Leave out any pictures and transcribe all other data below exactly.

———

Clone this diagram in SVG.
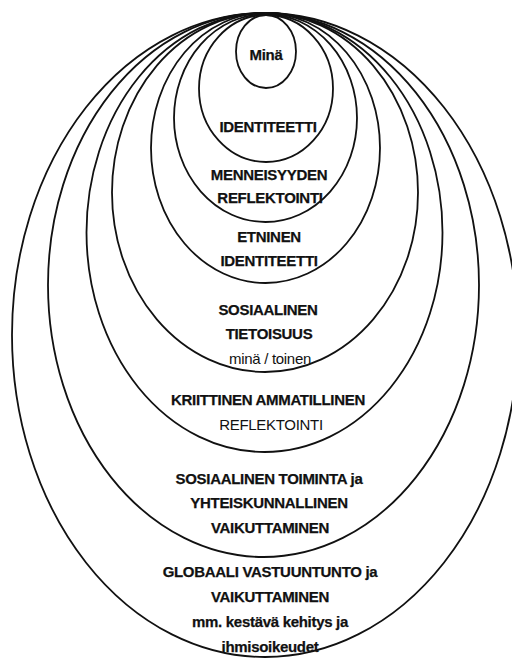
<svg xmlns="http://www.w3.org/2000/svg" width="512" height="658" viewBox="0 0 512 658">
<style>
.ring{fill:none;stroke:#111;stroke-width:1.8}
text{font-family:"Liberation Sans",Arial,sans-serif;font-size:15px;fill:#111;text-anchor:middle;letter-spacing:-0.3px}
.b{font-weight:bold;stroke:#111;stroke-width:0.25}
</style>
<rect width="512" height="658" fill="#fff"/>
<g id="globaali">
<ellipse class="ring" cx="265" cy="335" rx="253" ry="322"/>
<text class="b" x="270" y="577">GLOBAALI VASTUUNTUNTO ja</text>
<text class="b" x="270" y="602">VAIKUTTAMINEN</text>
<text class="b" x="270" y="627">mm. kestävä kehitys ja</text>
<text class="b" x="270" y="652">ihmisoikeudet</text>
</g>
<g id="sosiaalinen-toiminta">
<ellipse class="ring" cx="263.5" cy="285" rx="215.5" ry="272"/>
<text class="b" x="269" y="484">SOSIAALINEN TOIMINTA ja</text>
<text class="b" x="269" y="508">YHTEISKUNNALLINEN</text>
<text class="b" x="270" y="533">VAIKUTTAMINEN</text>
</g>
<g id="kriittinen">
<ellipse class="ring" cx="264.5" cy="232.5" rx="178" ry="219.5"/>
<text class="b" x="268" y="405">KRIITTINEN AMMATILLINEN</text>
<text x="271" y="430">REFLEKTOINTI</text>
</g>
<g id="sosiaalinen-tietoisuus">
<ellipse class="ring" cx="265" cy="192.5" rx="153" ry="179.5"/>
<text class="b" x="268" y="315">SOSIAALINEN</text>
<text class="b" x="269" y="339">TIETOISUUS</text>
<text x="270" y="364">minä / toinen</text>
</g>
<g id="etninen">
<ellipse class="ring" cx="265.5" cy="148" rx="114.5" ry="135"/>
<text class="b" x="269" y="242">ETNINEN</text>
<text class="b" x="269" y="266">IDENTITEETTI</text>
</g>
<g id="menneisyyden">
<ellipse class="ring" cx="265.5" cy="118" rx="91.5" ry="104"/>
<text class="b" x="269" y="180">MENNEISYYDEN</text>
<text class="b" x="270" y="203">REFLEKTOINTI</text>
</g>
<g id="identiteetti">
<ellipse class="ring" cx="266" cy="88.5" rx="67" ry="73.5"/>
<text class="b" x="268" y="132">IDENTITEETTI</text>
</g>
<g id="mina">
<ellipse class="ring" cx="266" cy="51.5" rx="30" ry="36.5"/>
<text class="b" x="266" y="60">Minä</text>
</g>
</svg>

———

> **FULL OUTPUT**:
Clone this diagram in SVG.
<svg xmlns="http://www.w3.org/2000/svg" width="512" height="658" viewBox="0 0 512 658">
<style>
.ring{fill:none;stroke:#111;stroke-width:1.8}
text{font-family:"Liberation Sans",Arial,sans-serif;font-size:15px;fill:#111;text-anchor:middle;letter-spacing:-0.3px}
.b{font-weight:bold;stroke:#111;stroke-width:0.25}
</style>
<rect width="512" height="658" fill="#fff"/>
<g id="globaali">
<ellipse class="ring" cx="265" cy="335" rx="253" ry="322"/>
<text class="b" x="270" y="577">GLOBAALI VASTUUNTUNTO ja</text>
<text class="b" x="270" y="602">VAIKUTTAMINEN</text>
<text class="b" x="270" y="627">mm. kestävä kehitys ja</text>
<text class="b" x="270" y="652">ihmisoikeudet</text>
</g>
<g id="sosiaalinen-toiminta">
<ellipse class="ring" cx="263.5" cy="285" rx="215.5" ry="272"/>
<text class="b" x="269" y="484">SOSIAALINEN TOIMINTA ja</text>
<text class="b" x="269" y="508">YHTEISKUNNALLINEN</text>
<text class="b" x="270" y="533">VAIKUTTAMINEN</text>
</g>
<g id="kriittinen">
<ellipse class="ring" cx="264.5" cy="232.5" rx="178" ry="219.5"/>
<text class="b" x="268" y="405">KRIITTINEN AMMATILLINEN</text>
<text x="271" y="430">REFLEKTOINTI</text>
</g>
<g id="sosiaalinen-tietoisuus">
<ellipse class="ring" cx="265" cy="192.5" rx="153" ry="179.5"/>
<text class="b" x="268" y="315">SOSIAALINEN</text>
<text class="b" x="269" y="339">TIETOISUUS</text>
<text x="270" y="364">minä / toinen</text>
</g>
<g id="etninen">
<ellipse class="ring" cx="265.5" cy="148" rx="114.5" ry="135"/>
<text class="b" x="269" y="242">ETNINEN</text>
<text class="b" x="269" y="266">IDENTITEETTI</text>
</g>
<g id="menneisyyden">
<ellipse class="ring" cx="265.5" cy="118" rx="91.5" ry="104"/>
<text class="b" x="269" y="180">MENNEISYYDEN</text>
<text class="b" x="270" y="203">REFLEKTOINTI</text>
</g>
<g id="identiteetti">
<ellipse class="ring" cx="266" cy="88.5" rx="67" ry="73.5"/>
<text class="b" x="268" y="132">IDENTITEETTI</text>
</g>
<g id="mina">
<ellipse class="ring" cx="266" cy="51.5" rx="30" ry="36.5"/>
<text class="b" x="266" y="60">Minä</text>
</g>
</svg>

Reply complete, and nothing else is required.